▶ _What is expected_:
In the material below, find every line with "this" and pull it out.

▶ _Task input_:
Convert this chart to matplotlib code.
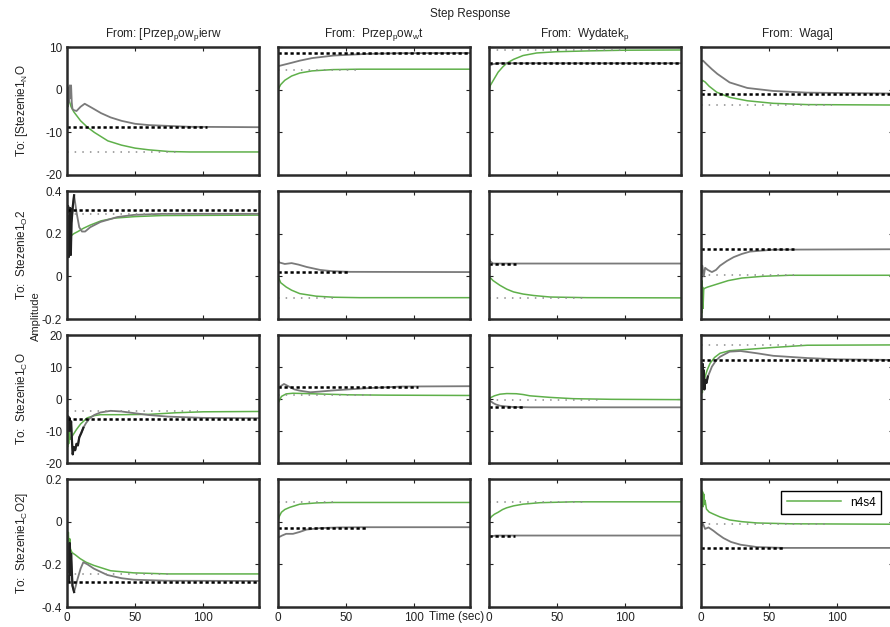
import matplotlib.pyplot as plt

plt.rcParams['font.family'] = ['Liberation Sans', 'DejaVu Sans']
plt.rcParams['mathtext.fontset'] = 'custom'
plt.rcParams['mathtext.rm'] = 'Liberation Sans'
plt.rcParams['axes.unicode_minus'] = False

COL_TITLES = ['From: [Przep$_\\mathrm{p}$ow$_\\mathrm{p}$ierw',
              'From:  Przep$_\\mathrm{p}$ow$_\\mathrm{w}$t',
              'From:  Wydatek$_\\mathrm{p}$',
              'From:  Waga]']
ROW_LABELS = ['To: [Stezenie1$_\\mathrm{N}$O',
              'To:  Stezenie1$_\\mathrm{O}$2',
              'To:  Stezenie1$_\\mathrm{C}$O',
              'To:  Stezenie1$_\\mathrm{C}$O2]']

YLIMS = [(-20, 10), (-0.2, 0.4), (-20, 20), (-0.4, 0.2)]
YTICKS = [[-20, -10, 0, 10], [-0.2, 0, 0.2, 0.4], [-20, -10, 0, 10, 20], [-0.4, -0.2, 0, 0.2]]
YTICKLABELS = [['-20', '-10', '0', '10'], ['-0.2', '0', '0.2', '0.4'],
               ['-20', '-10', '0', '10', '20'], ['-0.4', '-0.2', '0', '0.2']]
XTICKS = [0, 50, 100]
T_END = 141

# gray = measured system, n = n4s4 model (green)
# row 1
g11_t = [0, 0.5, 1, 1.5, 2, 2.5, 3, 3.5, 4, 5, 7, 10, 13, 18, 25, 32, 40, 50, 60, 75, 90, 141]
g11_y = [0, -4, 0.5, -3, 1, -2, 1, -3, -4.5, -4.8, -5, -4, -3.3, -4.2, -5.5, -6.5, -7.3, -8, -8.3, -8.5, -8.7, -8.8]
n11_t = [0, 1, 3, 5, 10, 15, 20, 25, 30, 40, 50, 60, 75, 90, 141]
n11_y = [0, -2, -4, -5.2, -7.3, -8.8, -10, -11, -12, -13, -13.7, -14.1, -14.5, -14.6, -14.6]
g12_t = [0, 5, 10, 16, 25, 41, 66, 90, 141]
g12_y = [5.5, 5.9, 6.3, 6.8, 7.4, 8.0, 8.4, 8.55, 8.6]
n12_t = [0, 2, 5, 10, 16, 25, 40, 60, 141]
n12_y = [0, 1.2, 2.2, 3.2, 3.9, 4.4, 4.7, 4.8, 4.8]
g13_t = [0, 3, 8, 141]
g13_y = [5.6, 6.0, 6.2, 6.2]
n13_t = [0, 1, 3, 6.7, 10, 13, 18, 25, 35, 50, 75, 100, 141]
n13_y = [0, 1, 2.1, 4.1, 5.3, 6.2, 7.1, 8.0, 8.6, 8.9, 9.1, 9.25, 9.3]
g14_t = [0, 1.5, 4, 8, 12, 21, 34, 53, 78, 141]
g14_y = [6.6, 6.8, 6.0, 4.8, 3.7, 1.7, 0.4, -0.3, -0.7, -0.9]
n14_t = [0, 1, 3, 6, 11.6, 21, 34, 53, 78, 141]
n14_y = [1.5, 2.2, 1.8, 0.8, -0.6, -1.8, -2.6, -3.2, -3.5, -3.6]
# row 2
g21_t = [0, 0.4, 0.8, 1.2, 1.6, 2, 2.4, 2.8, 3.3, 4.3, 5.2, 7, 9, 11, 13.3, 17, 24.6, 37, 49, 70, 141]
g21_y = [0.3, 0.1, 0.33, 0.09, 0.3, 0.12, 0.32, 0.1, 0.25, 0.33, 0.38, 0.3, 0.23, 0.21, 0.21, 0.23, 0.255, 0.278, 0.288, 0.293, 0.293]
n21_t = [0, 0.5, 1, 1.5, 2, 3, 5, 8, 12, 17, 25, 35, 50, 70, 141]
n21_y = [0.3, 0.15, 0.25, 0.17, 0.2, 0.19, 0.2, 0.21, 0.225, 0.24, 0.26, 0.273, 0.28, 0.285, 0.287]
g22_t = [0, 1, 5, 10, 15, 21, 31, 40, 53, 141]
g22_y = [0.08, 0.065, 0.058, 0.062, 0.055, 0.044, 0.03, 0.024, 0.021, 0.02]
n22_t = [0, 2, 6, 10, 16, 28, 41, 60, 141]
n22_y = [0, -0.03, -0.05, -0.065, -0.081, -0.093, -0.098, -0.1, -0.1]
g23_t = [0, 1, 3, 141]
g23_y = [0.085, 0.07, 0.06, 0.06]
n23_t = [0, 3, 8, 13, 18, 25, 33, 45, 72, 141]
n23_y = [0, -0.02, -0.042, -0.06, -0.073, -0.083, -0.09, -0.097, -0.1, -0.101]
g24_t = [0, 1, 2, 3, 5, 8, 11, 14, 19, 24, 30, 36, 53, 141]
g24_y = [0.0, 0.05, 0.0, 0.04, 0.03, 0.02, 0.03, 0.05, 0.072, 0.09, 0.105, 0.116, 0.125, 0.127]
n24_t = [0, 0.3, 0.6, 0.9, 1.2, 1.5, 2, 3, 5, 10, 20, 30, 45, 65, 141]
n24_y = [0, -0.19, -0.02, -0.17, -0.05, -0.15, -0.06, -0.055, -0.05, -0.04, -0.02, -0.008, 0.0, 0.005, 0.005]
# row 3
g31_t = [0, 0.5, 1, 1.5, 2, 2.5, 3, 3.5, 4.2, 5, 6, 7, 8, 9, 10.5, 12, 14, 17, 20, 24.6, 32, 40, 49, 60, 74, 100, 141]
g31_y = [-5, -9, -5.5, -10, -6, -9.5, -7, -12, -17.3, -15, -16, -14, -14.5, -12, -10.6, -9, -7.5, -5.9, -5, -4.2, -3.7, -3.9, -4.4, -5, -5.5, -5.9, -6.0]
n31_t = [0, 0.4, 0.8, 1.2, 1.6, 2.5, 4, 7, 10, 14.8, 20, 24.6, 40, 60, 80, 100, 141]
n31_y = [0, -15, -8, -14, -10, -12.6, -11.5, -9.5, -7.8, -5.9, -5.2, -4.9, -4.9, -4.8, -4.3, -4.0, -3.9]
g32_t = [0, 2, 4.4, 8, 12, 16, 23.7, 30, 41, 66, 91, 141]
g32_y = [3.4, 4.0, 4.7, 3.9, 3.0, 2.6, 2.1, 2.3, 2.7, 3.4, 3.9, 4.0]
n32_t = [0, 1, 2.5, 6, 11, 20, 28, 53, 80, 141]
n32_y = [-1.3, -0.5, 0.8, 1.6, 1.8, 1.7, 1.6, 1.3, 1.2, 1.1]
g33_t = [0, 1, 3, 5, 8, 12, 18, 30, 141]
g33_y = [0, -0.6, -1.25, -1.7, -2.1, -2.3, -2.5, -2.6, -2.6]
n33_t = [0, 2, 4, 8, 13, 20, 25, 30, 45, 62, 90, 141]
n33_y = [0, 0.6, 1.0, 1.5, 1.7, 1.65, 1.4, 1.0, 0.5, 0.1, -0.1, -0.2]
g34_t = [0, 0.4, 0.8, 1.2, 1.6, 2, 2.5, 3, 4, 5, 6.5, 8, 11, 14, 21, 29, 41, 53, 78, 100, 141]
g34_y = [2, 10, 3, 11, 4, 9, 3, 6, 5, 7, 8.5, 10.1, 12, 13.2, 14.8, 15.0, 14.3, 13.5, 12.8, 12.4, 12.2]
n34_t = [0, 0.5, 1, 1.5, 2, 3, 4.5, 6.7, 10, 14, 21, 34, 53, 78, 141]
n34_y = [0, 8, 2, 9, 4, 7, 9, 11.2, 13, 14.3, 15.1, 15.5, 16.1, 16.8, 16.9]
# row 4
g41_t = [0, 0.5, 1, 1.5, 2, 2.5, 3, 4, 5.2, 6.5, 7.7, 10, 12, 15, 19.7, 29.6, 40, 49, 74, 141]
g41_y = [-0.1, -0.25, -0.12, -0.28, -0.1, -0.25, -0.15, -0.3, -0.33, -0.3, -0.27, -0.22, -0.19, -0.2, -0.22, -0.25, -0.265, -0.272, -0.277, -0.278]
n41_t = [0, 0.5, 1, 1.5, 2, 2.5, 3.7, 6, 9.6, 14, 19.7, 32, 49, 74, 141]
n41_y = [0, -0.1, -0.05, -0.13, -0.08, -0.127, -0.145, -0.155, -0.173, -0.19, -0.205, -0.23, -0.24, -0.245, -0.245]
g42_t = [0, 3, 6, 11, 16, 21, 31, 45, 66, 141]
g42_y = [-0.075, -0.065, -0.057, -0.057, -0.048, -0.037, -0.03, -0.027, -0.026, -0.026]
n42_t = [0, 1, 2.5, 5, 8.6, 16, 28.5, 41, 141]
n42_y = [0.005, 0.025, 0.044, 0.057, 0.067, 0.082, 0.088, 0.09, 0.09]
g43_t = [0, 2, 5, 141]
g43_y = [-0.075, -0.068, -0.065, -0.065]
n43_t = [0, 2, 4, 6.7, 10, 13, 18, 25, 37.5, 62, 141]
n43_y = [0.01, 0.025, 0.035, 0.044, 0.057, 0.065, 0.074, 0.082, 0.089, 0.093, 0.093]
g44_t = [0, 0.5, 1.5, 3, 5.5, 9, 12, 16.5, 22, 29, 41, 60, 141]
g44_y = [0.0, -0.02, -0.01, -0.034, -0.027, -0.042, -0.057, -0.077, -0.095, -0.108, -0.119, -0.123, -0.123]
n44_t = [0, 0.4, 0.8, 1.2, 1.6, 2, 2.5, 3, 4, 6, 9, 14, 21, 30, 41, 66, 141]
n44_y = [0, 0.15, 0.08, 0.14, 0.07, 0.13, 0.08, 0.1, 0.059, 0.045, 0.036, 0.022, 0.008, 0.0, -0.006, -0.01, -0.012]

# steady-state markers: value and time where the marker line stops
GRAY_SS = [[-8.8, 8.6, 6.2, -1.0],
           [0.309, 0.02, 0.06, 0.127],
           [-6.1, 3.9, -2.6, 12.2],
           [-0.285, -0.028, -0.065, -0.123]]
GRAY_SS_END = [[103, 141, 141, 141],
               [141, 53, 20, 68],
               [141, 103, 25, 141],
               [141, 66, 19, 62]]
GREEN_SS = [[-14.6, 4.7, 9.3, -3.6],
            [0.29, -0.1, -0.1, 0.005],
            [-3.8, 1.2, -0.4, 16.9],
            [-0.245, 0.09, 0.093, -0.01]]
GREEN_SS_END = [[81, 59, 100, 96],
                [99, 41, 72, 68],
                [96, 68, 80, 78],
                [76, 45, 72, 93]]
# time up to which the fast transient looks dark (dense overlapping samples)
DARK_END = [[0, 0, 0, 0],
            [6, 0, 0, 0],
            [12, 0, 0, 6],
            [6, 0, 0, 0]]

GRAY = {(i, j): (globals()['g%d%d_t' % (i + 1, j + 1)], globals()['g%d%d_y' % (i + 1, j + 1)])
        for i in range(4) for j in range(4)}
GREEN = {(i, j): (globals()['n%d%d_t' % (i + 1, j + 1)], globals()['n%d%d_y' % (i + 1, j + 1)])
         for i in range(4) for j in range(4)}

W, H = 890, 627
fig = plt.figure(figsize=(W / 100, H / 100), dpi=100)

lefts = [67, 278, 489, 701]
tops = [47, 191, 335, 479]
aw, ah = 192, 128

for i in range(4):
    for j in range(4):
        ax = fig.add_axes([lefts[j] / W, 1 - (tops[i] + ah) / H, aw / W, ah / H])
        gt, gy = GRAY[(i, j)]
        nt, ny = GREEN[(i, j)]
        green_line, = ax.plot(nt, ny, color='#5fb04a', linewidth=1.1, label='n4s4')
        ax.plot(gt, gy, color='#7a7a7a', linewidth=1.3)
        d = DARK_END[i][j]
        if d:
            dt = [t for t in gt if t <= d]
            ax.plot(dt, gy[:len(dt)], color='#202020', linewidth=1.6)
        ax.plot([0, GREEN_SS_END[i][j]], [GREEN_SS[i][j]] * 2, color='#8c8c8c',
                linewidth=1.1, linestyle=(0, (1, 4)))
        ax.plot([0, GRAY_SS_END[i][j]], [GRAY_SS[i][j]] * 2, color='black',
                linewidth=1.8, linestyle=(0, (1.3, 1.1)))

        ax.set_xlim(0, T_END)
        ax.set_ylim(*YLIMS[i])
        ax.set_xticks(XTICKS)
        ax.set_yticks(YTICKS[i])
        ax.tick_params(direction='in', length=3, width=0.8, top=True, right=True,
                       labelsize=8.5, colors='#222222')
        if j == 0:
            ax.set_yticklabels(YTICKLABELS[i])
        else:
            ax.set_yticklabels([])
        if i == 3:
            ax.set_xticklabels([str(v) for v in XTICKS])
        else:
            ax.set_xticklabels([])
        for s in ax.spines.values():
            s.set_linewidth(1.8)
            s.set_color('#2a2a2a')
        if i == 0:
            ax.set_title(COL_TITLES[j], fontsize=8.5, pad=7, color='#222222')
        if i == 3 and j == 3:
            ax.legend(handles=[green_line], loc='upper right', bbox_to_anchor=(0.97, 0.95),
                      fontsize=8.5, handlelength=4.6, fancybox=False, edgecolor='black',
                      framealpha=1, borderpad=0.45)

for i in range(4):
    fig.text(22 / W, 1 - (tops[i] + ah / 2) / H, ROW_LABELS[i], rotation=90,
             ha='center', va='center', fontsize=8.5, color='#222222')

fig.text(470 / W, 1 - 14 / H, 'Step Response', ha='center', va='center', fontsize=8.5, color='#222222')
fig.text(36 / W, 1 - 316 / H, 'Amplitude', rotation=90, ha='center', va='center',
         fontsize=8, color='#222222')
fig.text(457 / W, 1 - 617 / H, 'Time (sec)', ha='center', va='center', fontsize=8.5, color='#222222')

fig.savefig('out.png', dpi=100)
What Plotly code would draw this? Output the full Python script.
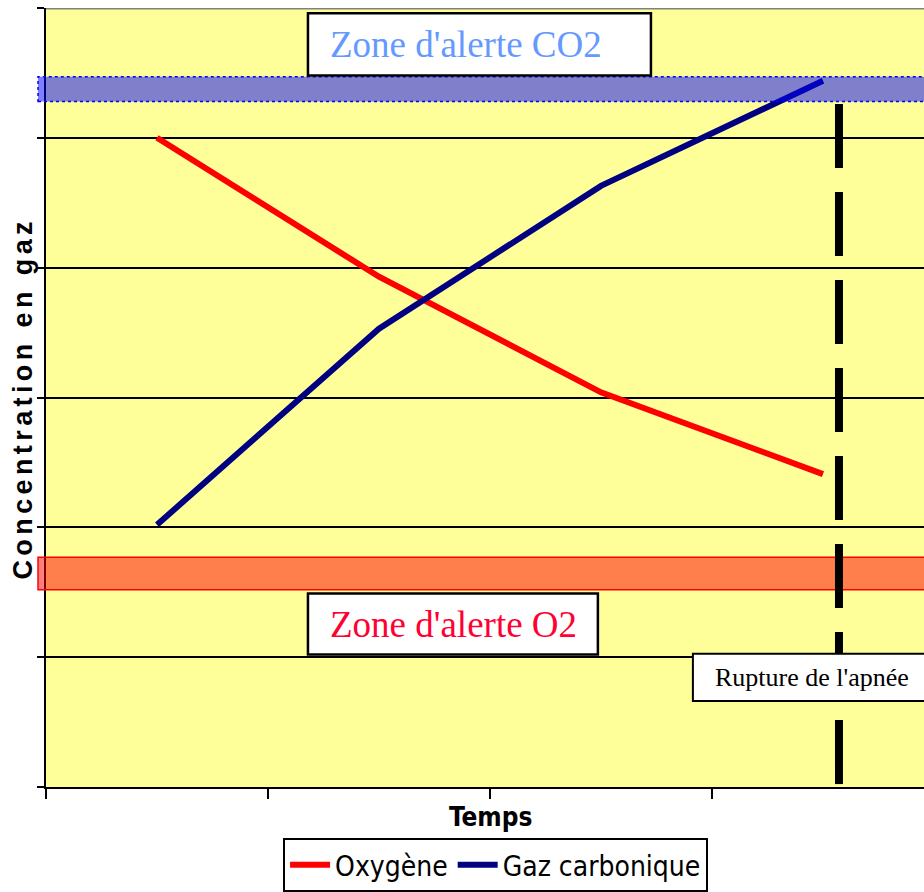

▶ _Worked solution_:
Convert this chart to matplotlib code.
What Plotly code would draw this? Output the full Python script.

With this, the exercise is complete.